━━━ Data shown ━━━

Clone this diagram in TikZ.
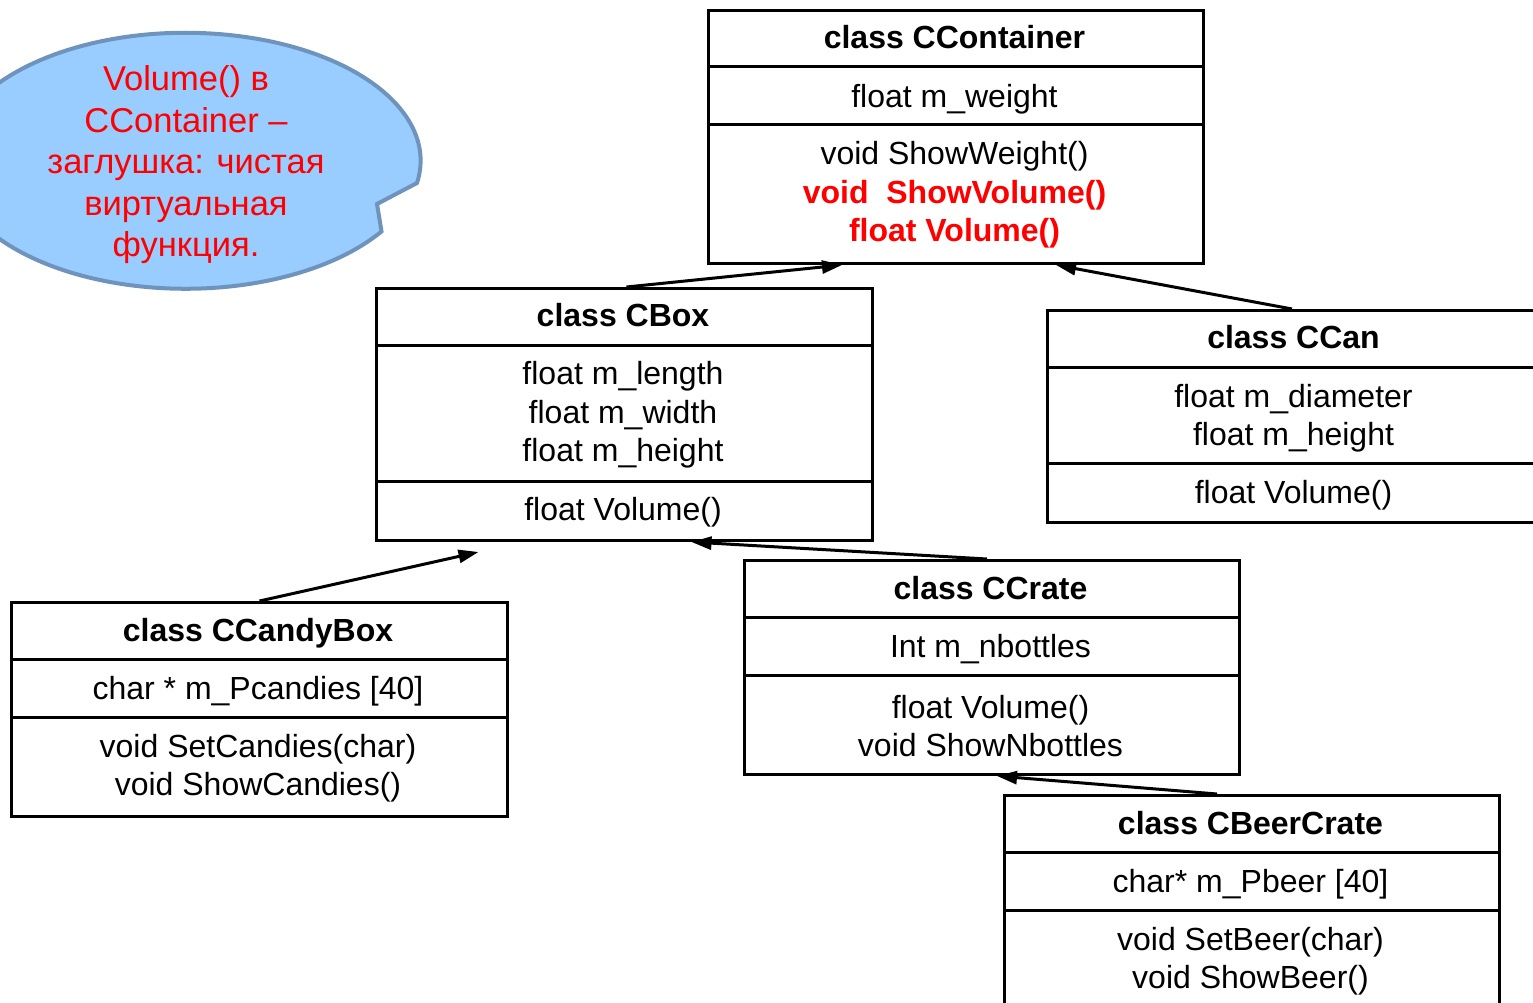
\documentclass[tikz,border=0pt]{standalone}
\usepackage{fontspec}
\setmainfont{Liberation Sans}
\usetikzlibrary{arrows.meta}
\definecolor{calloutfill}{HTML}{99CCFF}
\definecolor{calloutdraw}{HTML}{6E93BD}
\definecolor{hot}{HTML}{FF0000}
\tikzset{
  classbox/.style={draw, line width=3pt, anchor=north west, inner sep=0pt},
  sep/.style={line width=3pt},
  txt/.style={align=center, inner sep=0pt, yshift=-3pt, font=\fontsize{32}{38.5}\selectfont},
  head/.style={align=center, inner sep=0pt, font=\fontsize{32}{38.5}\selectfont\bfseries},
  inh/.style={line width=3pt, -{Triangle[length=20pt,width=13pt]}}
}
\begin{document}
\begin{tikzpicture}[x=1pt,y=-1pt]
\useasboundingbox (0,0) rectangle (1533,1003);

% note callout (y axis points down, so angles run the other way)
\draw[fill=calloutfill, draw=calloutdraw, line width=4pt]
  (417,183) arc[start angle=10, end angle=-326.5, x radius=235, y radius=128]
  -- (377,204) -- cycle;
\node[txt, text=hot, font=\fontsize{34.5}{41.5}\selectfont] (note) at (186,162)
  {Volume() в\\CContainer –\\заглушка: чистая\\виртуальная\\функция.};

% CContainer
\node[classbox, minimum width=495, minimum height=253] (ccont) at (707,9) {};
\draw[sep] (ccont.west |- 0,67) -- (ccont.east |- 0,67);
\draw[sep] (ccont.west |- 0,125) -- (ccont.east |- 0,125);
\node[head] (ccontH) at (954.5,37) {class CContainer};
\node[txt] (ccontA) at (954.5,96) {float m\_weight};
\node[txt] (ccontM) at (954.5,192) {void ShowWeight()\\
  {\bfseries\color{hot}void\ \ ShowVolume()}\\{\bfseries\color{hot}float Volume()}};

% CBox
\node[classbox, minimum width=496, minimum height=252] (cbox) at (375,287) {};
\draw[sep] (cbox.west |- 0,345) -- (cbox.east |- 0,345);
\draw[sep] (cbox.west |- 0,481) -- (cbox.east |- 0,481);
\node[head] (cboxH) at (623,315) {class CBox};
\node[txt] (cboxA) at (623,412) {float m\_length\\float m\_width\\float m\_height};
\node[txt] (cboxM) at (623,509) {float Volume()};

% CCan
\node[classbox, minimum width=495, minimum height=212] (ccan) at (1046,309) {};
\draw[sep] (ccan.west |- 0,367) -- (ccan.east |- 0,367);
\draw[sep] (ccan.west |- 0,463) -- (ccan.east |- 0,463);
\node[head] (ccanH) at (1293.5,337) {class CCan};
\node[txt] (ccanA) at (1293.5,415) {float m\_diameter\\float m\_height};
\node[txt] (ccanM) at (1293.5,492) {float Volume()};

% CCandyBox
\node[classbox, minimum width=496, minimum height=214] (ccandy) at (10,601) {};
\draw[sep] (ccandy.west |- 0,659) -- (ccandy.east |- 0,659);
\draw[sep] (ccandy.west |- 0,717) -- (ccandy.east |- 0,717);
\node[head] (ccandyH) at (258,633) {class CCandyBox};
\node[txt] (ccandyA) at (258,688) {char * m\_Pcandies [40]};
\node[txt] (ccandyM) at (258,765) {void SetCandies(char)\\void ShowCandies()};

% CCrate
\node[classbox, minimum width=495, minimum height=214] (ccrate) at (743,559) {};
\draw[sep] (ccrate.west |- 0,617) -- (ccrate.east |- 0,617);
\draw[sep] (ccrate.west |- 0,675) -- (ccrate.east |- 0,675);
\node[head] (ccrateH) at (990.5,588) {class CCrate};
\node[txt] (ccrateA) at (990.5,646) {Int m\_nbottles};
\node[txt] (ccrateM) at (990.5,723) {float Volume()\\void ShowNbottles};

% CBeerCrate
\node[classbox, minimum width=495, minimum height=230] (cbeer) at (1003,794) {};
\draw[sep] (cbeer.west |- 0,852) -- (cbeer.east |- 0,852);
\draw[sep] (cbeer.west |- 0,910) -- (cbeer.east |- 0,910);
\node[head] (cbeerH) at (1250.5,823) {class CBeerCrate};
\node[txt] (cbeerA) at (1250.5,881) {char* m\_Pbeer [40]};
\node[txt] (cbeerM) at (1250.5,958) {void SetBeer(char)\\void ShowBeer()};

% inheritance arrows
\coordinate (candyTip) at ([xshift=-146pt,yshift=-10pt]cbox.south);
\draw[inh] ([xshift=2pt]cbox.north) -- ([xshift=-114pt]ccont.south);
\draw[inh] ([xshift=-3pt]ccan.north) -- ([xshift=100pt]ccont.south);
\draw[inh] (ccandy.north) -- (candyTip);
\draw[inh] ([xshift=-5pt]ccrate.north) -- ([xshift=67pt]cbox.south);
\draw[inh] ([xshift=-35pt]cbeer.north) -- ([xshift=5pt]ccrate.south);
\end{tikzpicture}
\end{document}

━━━

What to do: Quote in full the listing given above; the images are to be left out.

Finished exercise:
Clone this diagram in TikZ.
\documentclass[tikz,border=0pt]{standalone}
\usepackage{fontspec}
\setmainfont{Liberation Sans}
\usetikzlibrary{arrows.meta}
\definecolor{calloutfill}{HTML}{99CCFF}
\definecolor{calloutdraw}{HTML}{6E93BD}
\definecolor{hot}{HTML}{FF0000}
\tikzset{
  classbox/.style={draw, line width=3pt, anchor=north west, inner sep=0pt},
  sep/.style={line width=3pt},
  txt/.style={align=center, inner sep=0pt, yshift=-3pt, font=\fontsize{32}{38.5}\selectfont},
  head/.style={align=center, inner sep=0pt, font=\fontsize{32}{38.5}\selectfont\bfseries},
  inh/.style={line width=3pt, -{Triangle[length=20pt,width=13pt]}}
}
\begin{document}
\begin{tikzpicture}[x=1pt,y=-1pt]
\useasboundingbox (0,0) rectangle (1533,1003);

% note callout (y axis points down, so angles run the other way)
\draw[fill=calloutfill, draw=calloutdraw, line width=4pt]
  (417,183) arc[start angle=10, end angle=-326.5, x radius=235, y radius=128]
  -- (377,204) -- cycle;
\node[txt, text=hot, font=\fontsize{34.5}{41.5}\selectfont] (note) at (186,162)
  {Volume() в\\CContainer –\\заглушка: чистая\\виртуальная\\функция.};

% CContainer
\node[classbox, minimum width=495, minimum height=253] (ccont) at (707,9) {};
\draw[sep] (ccont.west |- 0,67) -- (ccont.east |- 0,67);
\draw[sep] (ccont.west |- 0,125) -- (ccont.east |- 0,125);
\node[head] (ccontH) at (954.5,37) {class CContainer};
\node[txt] (ccontA) at (954.5,96) {float m\_weight};
\node[txt] (ccontM) at (954.5,192) {void ShowWeight()\\
  {\bfseries\color{hot}void\ \ ShowVolume()}\\{\bfseries\color{hot}float Volume()}};

% CBox
\node[classbox, minimum width=496, minimum height=252] (cbox) at (375,287) {};
\draw[sep] (cbox.west |- 0,345) -- (cbox.east |- 0,345);
\draw[sep] (cbox.west |- 0,481) -- (cbox.east |- 0,481);
\node[head] (cboxH) at (623,315) {class CBox};
\node[txt] (cboxA) at (623,412) {float m\_length\\float m\_width\\float m\_height};
\node[txt] (cboxM) at (623,509) {float Volume()};

% CCan
\node[classbox, minimum width=495, minimum height=212] (ccan) at (1046,309) {};
\draw[sep] (ccan.west |- 0,367) -- (ccan.east |- 0,367);
\draw[sep] (ccan.west |- 0,463) -- (ccan.east |- 0,463);
\node[head] (ccanH) at (1293.5,337) {class CCan};
\node[txt] (ccanA) at (1293.5,415) {float m\_diameter\\float m\_height};
\node[txt] (ccanM) at (1293.5,492) {float Volume()};

% CCandyBox
\node[classbox, minimum width=496, minimum height=214] (ccandy) at (10,601) {};
\draw[sep] (ccandy.west |- 0,659) -- (ccandy.east |- 0,659);
\draw[sep] (ccandy.west |- 0,717) -- (ccandy.east |- 0,717);
\node[head] (ccandyH) at (258,633) {class CCandyBox};
\node[txt] (ccandyA) at (258,688) {char * m\_Pcandies [40]};
\node[txt] (ccandyM) at (258,765) {void SetCandies(char)\\void ShowCandies()};

% CCrate
\node[classbox, minimum width=495, minimum height=214] (ccrate) at (743,559) {};
\draw[sep] (ccrate.west |- 0,617) -- (ccrate.east |- 0,617);
\draw[sep] (ccrate.west |- 0,675) -- (ccrate.east |- 0,675);
\node[head] (ccrateH) at (990.5,588) {class CCrate};
\node[txt] (ccrateA) at (990.5,646) {Int m\_nbottles};
\node[txt] (ccrateM) at (990.5,723) {float Volume()\\void ShowNbottles};

% CBeerCrate
\node[classbox, minimum width=495, minimum height=230] (cbeer) at (1003,794) {};
\draw[sep] (cbeer.west |- 0,852) -- (cbeer.east |- 0,852);
\draw[sep] (cbeer.west |- 0,910) -- (cbeer.east |- 0,910);
\node[head] (cbeerH) at (1250.5,823) {class CBeerCrate};
\node[txt] (cbeerA) at (1250.5,881) {char* m\_Pbeer [40]};
\node[txt] (cbeerM) at (1250.5,958) {void SetBeer(char)\\void ShowBeer()};

% inheritance arrows
\coordinate (candyTip) at ([xshift=-146pt,yshift=-10pt]cbox.south);
\draw[inh] ([xshift=2pt]cbox.north) -- ([xshift=-114pt]ccont.south);
\draw[inh] ([xshift=-3pt]ccan.north) -- ([xshift=100pt]ccont.south);
\draw[inh] (ccandy.north) -- (candyTip);
\draw[inh] ([xshift=-5pt]ccrate.north) -- ([xshift=67pt]cbox.south);
\draw[inh] ([xshift=-35pt]cbeer.north) -- ([xshift=5pt]ccrate.south);
\end{tikzpicture}
\end{document}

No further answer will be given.